Fahrenheit 451

Logan White, Copy Editor


Throughout your four years of high school, you will read a countless amount of books in English classes, and no two books will ever contain the same imagery, strategies, or life lessons. There will definitely be novels that you strongly dislike, and there will be some uneventful nonfiction books that do not at all spark your interest, but Fahrenheit 451 is not one of those.

Fahrenheit 451 is a fiction piece written by Ray Bradbury that most will read during their freshman year of high school. This novel depicts a dystopian society in which the government brainwashes each person into having absolutely no desire to learn anything. Bradbury wrote about the future of America, in which the citizens only strive to indulge themselves into the incredible technology around them and never challenge themselves to critically think about life or anything at all profound. What is most incredible about this piece is that it was published in the year 1953, yet Bradbury writes about astounding technology in his story that is now present in this society in 2015. Reading this novel really challenges the reader to think about our society and whether or not we will eventually live in a world like that in Fahrenheit 451.

The main plot of Fahrenheit 451 follows Guy Montag, the protagonist of the novel. Montag, as he is referred to in the book, works as a “fireman,” but not the kind of fireman we see today. Rather than put out fires, Montag and his co-workers are in charge of using fire for destruction. Their job is to expose those who are hiding books in their homes and burn them publicly to warn other of the “dangers” of curiosity.
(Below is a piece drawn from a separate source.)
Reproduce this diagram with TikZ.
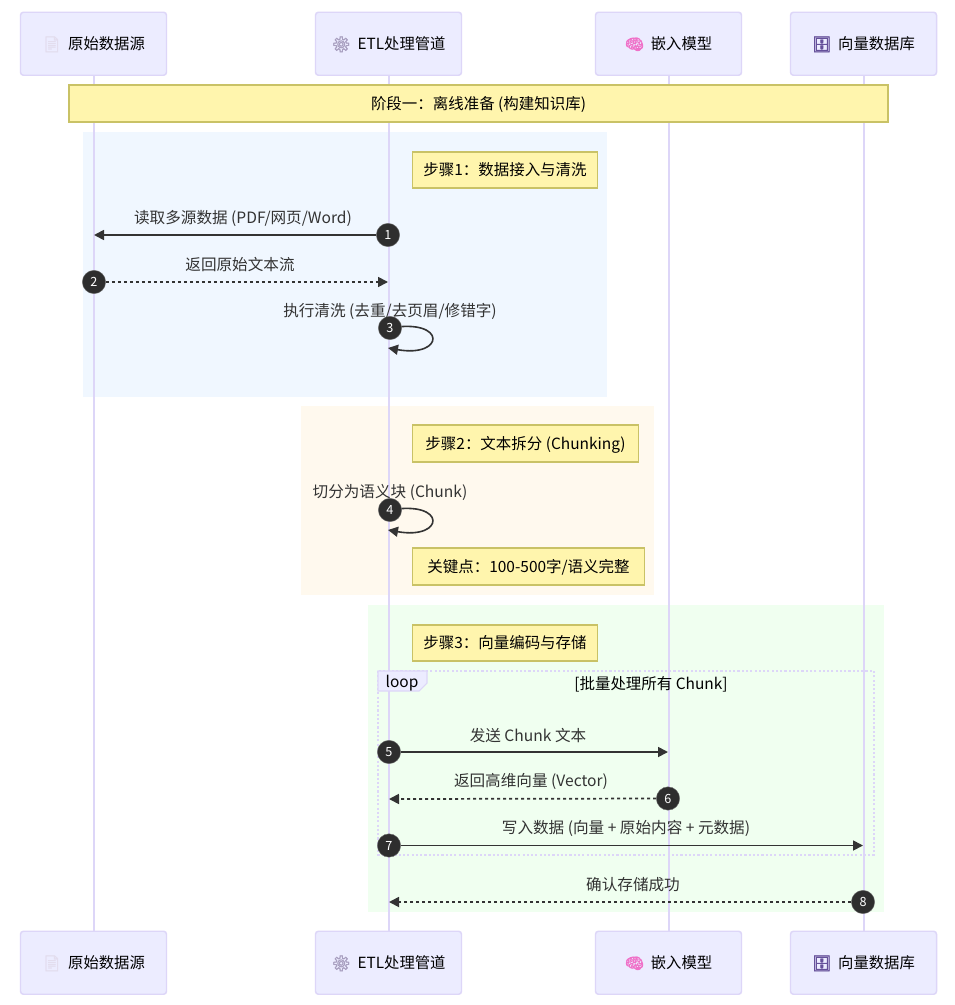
\documentclass[tikz,border=0pt]{standalone}
\usepackage{fontspec}
\setmainfont{Noto Sans CJK SC}
\newfontfamily\emo[FakeBold=2.5]{Noto Emoji}
\usetikzlibrary{arrows.meta,shapes.misc}
\definecolor{actfill}{HTML}{ECECFF}
\definecolor{actline}{HTML}{DDD6F8}
\definecolor{notefill}{HTML}{FFF5AD}
\definecolor{noteline}{HTML}{C9C266}
\definecolor{msg}{HTML}{333333}
\pgfdeclarelayer{bg}
\pgfdeclarelayer{mid}
\pgfsetlayers{bg,mid,main}
\tikzset{
  actor/.style={draw=actline,fill=actfill,line width=1.1pt,rounded corners=2.2pt,minimum width=109.5pt,minimum height=47.25pt,inner sep=0pt,font=\fontsize{11.5pt}{14pt}\selectfont,text=black},
  life/.style={draw=actline,line width=1.5pt},
  notebox/.style={draw=noteline,fill=notefill,line width=1.1pt,inner sep=0pt,font=\fontsize{11.6pt}{14pt}\selectfont,text=black},
  msgtext/.style={inner sep=0pt,text=msg,font=\fontsize{11.7pt}{14pt}\selectfont},
  solidmsg/.style={draw=msg,line width=1.3pt,-{Triangle[length=7.5pt,width=7.5pt]}},
  dashmsg/.style={draw=msg,line width=1.3pt,dash pattern=on 2.25pt off 2.25pt,-{Triangle[length=7.5pt,width=7.5pt,sep=0pt]}},
  selfmsg/.style={draw=msg,line width=1.2pt,-{Triangle[length=7.5pt,width=7.5pt]}},
  badge/.style={circle,fill=msg!90!black,draw=msg!70,line width=.3pt,minimum size=17.5pt,inner sep=0pt,text=white,font=\fontsize{9.5pt}{10pt}\selectfont},
  loopframe/.style={draw=actline,line width=1.5pt,dash pattern=on 1.6pt off 1.6pt},
  looptag/.style={draw=actline,fill=actfill,line width=.8pt},
  looptext/.style={inner sep=0pt,text=black,font=\fontsize{11.6pt}{14pt}\selectfont}
}
\newcommand{\acticon}[2]{\textcolor[HTML]{#1}{\emo\symbol{"#2}}\hspace{5pt}}
\newcommand{\lowtxt}[1]{\raisebox{-0.38em}[1em][1em]{#1}}
\begin{document}
\begin{tikzpicture}[x=0.75pt,y=-0.75pt]
\useasboundingbox (0,0) rectangle (955,1005);
% actors
\node[actor] (a1) at (93.5,43.75) {\lowtxt{\acticon{E3DDEE}{1F4C4}原始数据源}};
\node[actor] (a2) at (388.5,43.75) {\lowtxt{\acticon{A89FC0}{2699}ETL处理管道}};
\node[actor] (a3) at (668.5,43.75) {\lowtxt{\acticon{F070C8}{1F9E0}嵌入模型}};
\node[actor] (a4) at (863.5,43.75) {\lowtxt{\acticon{65509A}{1F5C4}向量数据库}};
\node[actor] (b1) at (93.5,962.75) {\lowtxt{\acticon{E3DDEE}{1F4C4}原始数据源}};
\node[actor] (b2) at (388.5,962.75) {\lowtxt{\acticon{A89FC0}{2699}ETL处理管道}};
\node[actor] (b3) at (668.5,962.75) {\lowtxt{\acticon{F070C8}{1F9E0}嵌入模型}};
\node[actor] (b4) at (863.5,962.75) {\lowtxt{\acticon{65509A}{1F5C4}向量数据库}};
% zones
\begin{pgfonlayer}{bg}
\fill[fill=white] (0,0) rectangle (955,1005);
\fill[fill={rgb,255:red,240;green,247;blue,255}] (83,132) rectangle (607,397);
\fill[fill={rgb,255:red,255;green,249;blue,238}] (301,406) rectangle (654,595);
\fill[fill={rgb,255:red,240;green,255;blue,240}] (368,605) rectangle (884,912);
\end{pgfonlayer}
% notes
\node[notebox,minimum width=614pt,minimum height=27.5pt] (stage) at (478.5,103.5) {\lowtxt{阶段一：离线准备 (构建知识库)}};
\node[notebox,minimum width=138.5pt,minimum height=27pt] (n1) at (505,170) {\lowtxt{步骤1：数据接入与清洗}};
\node[notebox,minimum width=169.5pt,minimum height=27.5pt] (n2) at (525.5,443.5) {\lowtxt{步骤2：文本拆分 (Chunking)}};
\node[notebox,minimum width=174pt,minimum height=27.5pt] (n3) at (528.5,566.5) {\lowtxt{关键点：100-500字/语义完整}};
\node[notebox,minimum width=138.5pt,minimum height=27pt] (n4) at (505,643) {\lowtxt{步骤3：向量编码与存储}};
% badges
\node[badge] (s1) at (388,235) {1};
\node[badge] (s2) at (94,282) {2};
\node[badge] (s3) at (390,328) {3};
\node[badge] (s4) at (390,510) {4};
\node[badge] (s5) at (389,752) {5};
\node[badge] (s6) at (668,798.5) {6};
\node[badge] (s7) at (389,845.5) {7};
\node[badge] (s8) at (863,902) {8};
% free ends
\coordinate (e1) at (94,235);
\coordinate (e2) at (388,282);
\coordinate (e3) at (388,348);
\coordinate (e4) at (388,530);
\coordinate (e5) at (668,752);
\coordinate (e6) at (389,799);
\coordinate (e7) at (863,845.5);
\coordinate (e8) at (389,902);
% labels
\node[msgtext] (t1) at (243,218.5) {读取多源数据 (PDF/网页/Word)};
\node[msgtext] (t2) at (240,264.5) {返回原始文本流};
\node[msgtext] (t3) at (390,311.5) {执行清洗 (去重/去页眉/修错字)};
\node[msgtext] (t4) at (390,492.5) {切分为语义块 (Chunk)};
\node[msgtext] (t5) at (528,735.5) {发送 Chunk 文本};
\node[msgtext] (t6) at (531,781.5) {返回高维向量 (Vector)};
\node[msgtext] (t7) at (626,828.5) {写入数据 (向量 + 原始内容 + 元数据)};
\node[msgtext] (t8) at (633,884.5) {确认存储成功};
% loop
\coordinate (lp1) at (378,671);
\coordinate (lp2) at (874,855);
\node[looptext] (lt) at (402,683) {loop};
\node[looptext] (lc) at (651,684) {[批量处理所有 Chunk]};
\begin{pgfonlayer}{mid}
\draw[life] (a1) -- (b1);
\draw[life] (a2) -- (b2);
\draw[life] (a3) -- (b3);
\draw[life] (a4) -- (b4);
\draw[loopframe] (lp1) rectangle (lp2);
\draw[looptag] (378,671) -- (427,671) -- (427,683) -- (419,691) -- (378,691) -- cycle;
\draw[solidmsg] (s1) -- (e1);
\draw[dashmsg] (s2) -- (e2);
\draw[selfmsg] (s3.center) .. controls +(57,-10) and +(57,10) .. (e3);
\draw[selfmsg] (s4.center) .. controls +(57,-10) and +(57,10) .. (e4);
\draw[solidmsg] (s5) -- (e5);
\draw[dashmsg] (s6) -- (e6);
\draw[solidmsg] (s7) -- (e7);
\draw[dashmsg] (s8) -- (e8);
\end{pgfonlayer}
\end{tikzpicture}
\end{document}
However, once Montag meets Clarisse McClellan, who talks of rebellion and asks hundreds of profound questions, he realizes that these kinds of thoughts have never entered his mind at all and begins to question why society is so against knowledge and learning. He gradually begins to rebel himself and to critically think for himself, which he’s never done before.

Fahrenheit 451 has been one of my favorite books in high school. The constant thrill and adventure will always leave the reader wondering what will happen to this society, and are we slowly heading towards the same fate?